When Haman sought to destroy the Jews …
When Judas and the Maccabees took up arms against the Greeks to defend the rights of the LORD God and to purify His holy temple …
That war that was once fought on two fronts: God versus creation and creation versus itself ...
THAT WAR IS OVER.
It's not a cease-fire.
It's not a truce or a compromise with the Devil, but ...
If the Bible is worth reading at all it is because of this: first so that we can understand just how far apart God and man once stood …
How opposed to each other we once were …
Fist raised to fist …
Sword to sword ...
And then second to discover just how close and intimate with God it is possible to be.
The LORD God, the Holy One of Israel, the mighty Jehovah, the captain of armies, is now vulnerable.
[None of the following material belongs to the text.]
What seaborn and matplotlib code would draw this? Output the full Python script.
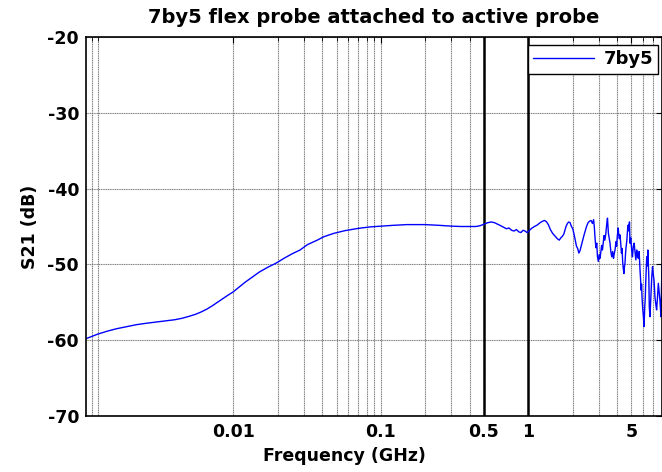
import numpy as np
import pandas as pd
import matplotlib
matplotlib.use("Agg")
import matplotlib.pyplot as plt
from matplotlib.ticker import FixedLocator, FixedFormatter, NullFormatter
import seaborn as sns

# Measured insertion loss of the 7by5 flex probe on the active probe
freq_ghz = [
    # low-frequency roll-up
    0.001, 0.0012, 0.0014, 0.0016, 0.0019, 0.0022, 0.0026, 0.003, 0.0035,
    0.004, 0.0045, 0.005, 0.0055, 0.006, 0.0066, 0.0072, 0.0078, 0.0085,
    0.0092, 0.01, 0.011, 0.012, 0.0136, 0.015, 0.017, 0.0194, 0.022, 0.025,
    0.0283, 0.0317, 0.037, 0.041, 0.048, 0.057, 0.07, 0.085, 0.1, 0.12, 0.15,
    0.2, 0.25, 0.3, 0.35, 0.4, 0.44, 0.47, 0.5, 0.53, 0.56, 0.59, 0.62, 0.65,
    0.68, 0.71, 0.74, 0.77, 0.80, 0.83, 0.86, 0.89, 0.92, 0.95, 0.98,
    # resonant region
    1.00, 1.03, 1.06, 1.10, 1.15, 1.20, 1.25, 1.29, 1.33, 1.37, 1.41, 1.46,
    1.52, 1.57, 1.62, 1.66, 1.70, 1.74, 1.77, 1.80, 1.84, 1.88, 1.92, 1.95,
    2.00, 2.04, 2.08, 2.12, 2.16, 2.20, 2.24, 2.28, 2.33, 2.38, 2.43, 2.48,
    2.54, 2.60, 2.66, 2.72, 2.77, 2.80, 2.83, 2.87, 2.91, 2.94, 2.98, 3.03,
    3.06, 3.10, 3.14, 3.18, 3.22, 3.26, 3.30, 3.35, 3.40, 3.44, 3.47, 3.49,
    3.53, 3.58, 3.63, 3.68, 3.73, 3.78, 3.82, 3.87, 3.93, 3.97, 4.01, 4.04,
    4.07, 4.10, 4.14, 4.18, 4.23, 4.28, 4.32, 4.36, 4.40, 4.45, 4.49, 4.52,
    4.56, 4.60, 4.65, 4.69, 4.73, 4.77, 4.81, 4.85, 4.89, 4.95, 5.02, 5.08,
    5.15, 5.22, 5.29, 5.36, 5.43, 5.50, 5.57, 5.64, 5.72, 5.77, 5.81, 5.86,
    5.90, 5.96, 6.03, 6.09, 6.16, 6.21, 6.25, 6.30, 6.35, 6.41, 6.46, 6.51,
    6.56, 6.61, 6.68, 6.75, 6.80, 6.86, 6.95, 7.03, 7.12, 7.22, 7.31, 7.41,
    7.51, 7.61, 7.71, 7.81, 7.93, 8.06,
]
s21_db = [
    -59.8, -59.2, -58.8, -58.5, -58.2, -57.95, -57.75, -57.6, -57.45,
    -57.3, -57.1, -56.85, -56.6, -56.3, -55.9, -55.45, -55.0, -54.5,
    -54.05, -53.6, -52.95, -52.35, -51.6, -51.0, -50.4, -49.85, -49.2, -48.6,
    -48.1, -47.4, -46.8, -46.35, -45.9, -45.55, -45.25, -45.05, -44.95, -44.85, -44.75,
    -44.75, -44.85, -44.95, -45.0, -45.0, -45.0, -44.9, -44.7, -44.5, -44.4, -44.5, -44.7, -44.9,
    -45.1, -45.3, -45.2, -45.5, -45.6, -45.4, -45.7, -45.8, -45.5, -45.6, -45.8,
    -45.7, -45.4, -45.2, -45.0, -44.8, -44.5, -44.3, -44.2, -44.4, -44.8, -45.4, -45.9,
    -46.3, -46.6, -46.8, -46.5, -46.3, -46.0, -45.5, -45.0, -44.6, -44.4, -44.5, -44.9,
    -45.3, -46.0, -46.8, -47.6, -47.9, -48.5, -48.2, -47.6, -46.9, -46.2, -45.6, -45.0,
    -44.5, -44.3, -44.2, -44.6, -44.1, -45.0, -46.4, -47.8, -47.2, -48.9, -49.6, -48.7,
    -49.2, -48.4, -47.5, -48.1, -47.1, -46.2, -46.8, -46.0, -44.7, -43.9, -45.0, -45.9,
    -46.5, -47.2, -48.4, -49.0, -48.3, -49.2, -48.6, -48.1, -47.0, -47.6, -46.3, -45.7,
    -45.2, -46.0, -46.6, -46.1, -47.2, -48.5, -47.9, -49.6, -50.5, -51.2, -50.2, -49.9,
    -48.6, -47.7, -46.9, -45.8, -44.9, -44.8, -45.6, -44.4, -47.2, -46.5, -48.1, -49.0,
    -47.6, -47.2, -48.4, -49.4, -48.1, -48.9, -49.2, -48.3, -50.8, -52.0, -53.4, -52.6,
    -54.3, -55.8, -56.9, -58.2, -55.5, -54.3, -52.4, -50.8, -49.0, -50.2, -48.1, -50.0,
    -51.7, -55.6, -56.9, -55.0, -53.8, -51.9, -50.3, -51.3, -52.1, -54.3, -55.2, -56.0,
    -54.4, -52.5, -53.6, -54.8, -56.9, -49.9,
]
series_name = "7by5"

# Axis ticks and reference markers
major_ticks = [0.01, 0.1, 0.5, 1, 5]
major_labels = ["0.01", "0.1", "0.5", "1", "5"]
minor_ticks = [0.0011, 0.0012, 0.02, 0.03, 0.04, 0.05, 0.06, 0.07, 0.08, 0.09,
               0.2, 0.3, 0.4, 2, 3, 4, 6, 7, 8]
y_ticks = [-70, -60, -50, -40, -30, -20]
band_edges = [0.5, 1]

df = pd.DataFrame({"Frequency": freq_ghz, "S21": s21_db,
                   "Probe": [series_name] * len(freq_ghz)})

sns.set_style("white")
plt.rcParams["font.family"] = ["DejaVu Sans"]
plt.rcParams["font.weight"] = "bold"
plt.rcParams["axes.unicode_minus"] = False
for key in ("text.color", "axes.labelcolor", "xtick.color", "ytick.color"):
    plt.rcParams[key] = "black"

fig = plt.figure(figsize=(6.62, 4.72), dpi=100)
ax = fig.add_axes([86 / 662, 1 - 416 / 472, 576 / 662, 379 / 472])

sns.lineplot(data=df, x="Frequency", y="S21", hue="Probe",
             palette=["#0000ff"], linewidth=1.0, ax=ax, sort=False)

ax.set_xscale("log")
ax.set_xlim(0.001, 8.06)
ax.set_ylim(-70, -20)

ax.xaxis.set_major_locator(FixedLocator(major_ticks))
ax.xaxis.set_major_formatter(FixedFormatter(major_labels))
ax.xaxis.set_minor_locator(FixedLocator(minor_ticks))
ax.xaxis.set_minor_formatter(NullFormatter())
ax.set_yticks(y_ticks)

grid_kw = dict(color="#7a7a7a", linewidth=0.8, linestyle=(0, (1, 0.6)))
ax.grid(True, which="major", axis="both", **grid_kw)
ax.grid(True, which="minor", axis="x", **grid_kw)
ax.set_axisbelow(True)

for edge in band_edges:
    ax.axvline(edge, color="black", linewidth=1.8, zorder=1.5)

ax.tick_params(axis="both", which="both", direction="in", top=True,
               right=True, labelsize=12.5, pad=5, colors="black")
ax.tick_params(which="major", length=4, width=0.8)
ax.tick_params(which="minor", length=3, width=0.6)
for lbl in ax.get_xticklabels() + ax.get_yticklabels():
    lbl.set_fontweight("bold")
    lbl.set_color("black")

for side in ax.spines.values():
    side.set_color("black")
    side.set_linewidth(1.2)

ax.set_title("7by5 flex probe attached to active probe", fontsize=14,
             fontweight="bold", pad=10, color="black")
ax.set_xlabel("Frequency (GHz)", fontsize=12.5, fontweight="bold",
              color="black")
ax.xaxis.set_label_coords(0.448, -0.082)
ax.set_ylabel("S21 (dB)", fontsize=12.5, fontweight="bold", labelpad=6,
              color="black")

leg = ax.legend(loc="upper right", bbox_to_anchor=(0.9939, 0.9789),
                borderaxespad=0, fancybox=False, framealpha=1,
                edgecolor="black", handlelength=3.4, handletextpad=0.5,
                borderpad=0.3, prop={"size": 13, "weight": "bold"})
leg.get_frame().set_linewidth(1.0)
for line in leg.get_lines():
    line.set_linewidth(1.0)
for txt in leg.get_texts():
    txt.set_color("black")

fig.savefig("out.png", dpi=100)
He waited for nine months in the womb of a peasant girl and then was born a baby in a cow-stall.
God is now one of us.
Indeed the war is over.
God has put down his sword and picked up his ploughshare. The gardener has returned to the garden.
But even though God has surrendered, that doesn't mean that WE have somehow conquered God through our sins.
Rather, it means that because of God's surrender, we can no longer fight -- indeed we have nothing left to fight for -- because there is nothing left for us to win!
God has already given us his peace.
To declare God's peace to the world is the mission of the missionary.
And it is a joy to preach that peace to the world -- as far and as wide as the curse is found.
I am a missionary
I am a missionary because, with Peter, I can say, "I truly understand that God shows no partiality, but in every nation anyone who fears him and does what is right is acceptable to him."
I am a missionary NOT because I believe that God speaks in secret, or from a land of darkness, or that he says, "seek me in chaos," but because I believe that the Lord speaks the truth and declares what is right.
I am a missionary because even though the letter of the law may declare that the Gentiles are accursed, I am able to stand with Nicodemus and say that the spirit of that same divine law responds to that judgment with the challenge, "Does our law judge a man without first giving him a hearing and learning what he does?"
I am a missionary because I believe that Jesus Christ is the image of the invisible God and that therefore there is no need for us to settle with just being spiritual, when we can know the one, true God through the gift of faith.
I am a missionary because, like the Psalmist, I have spent many nights in weeping only to awaken the dawn with joy.
I am a missionary because I believe that God is the father of orphans and the defender of widows … I am a missionary because I believe God gives the solitary a home and brings forth the prisoners into freedom …
I am a missionary because … well, where can I stop? Indeed, how can I stop when nearly every sentence of scripture gives me another reason to be one?
Why are you a missionary?
January 14, 2014
This reflection was presented at the In-House Meeting of the Domestic and Foreign Missionary Society of the Protestant Episcopal Church, 815 Second Avenue, New York, New York 10017.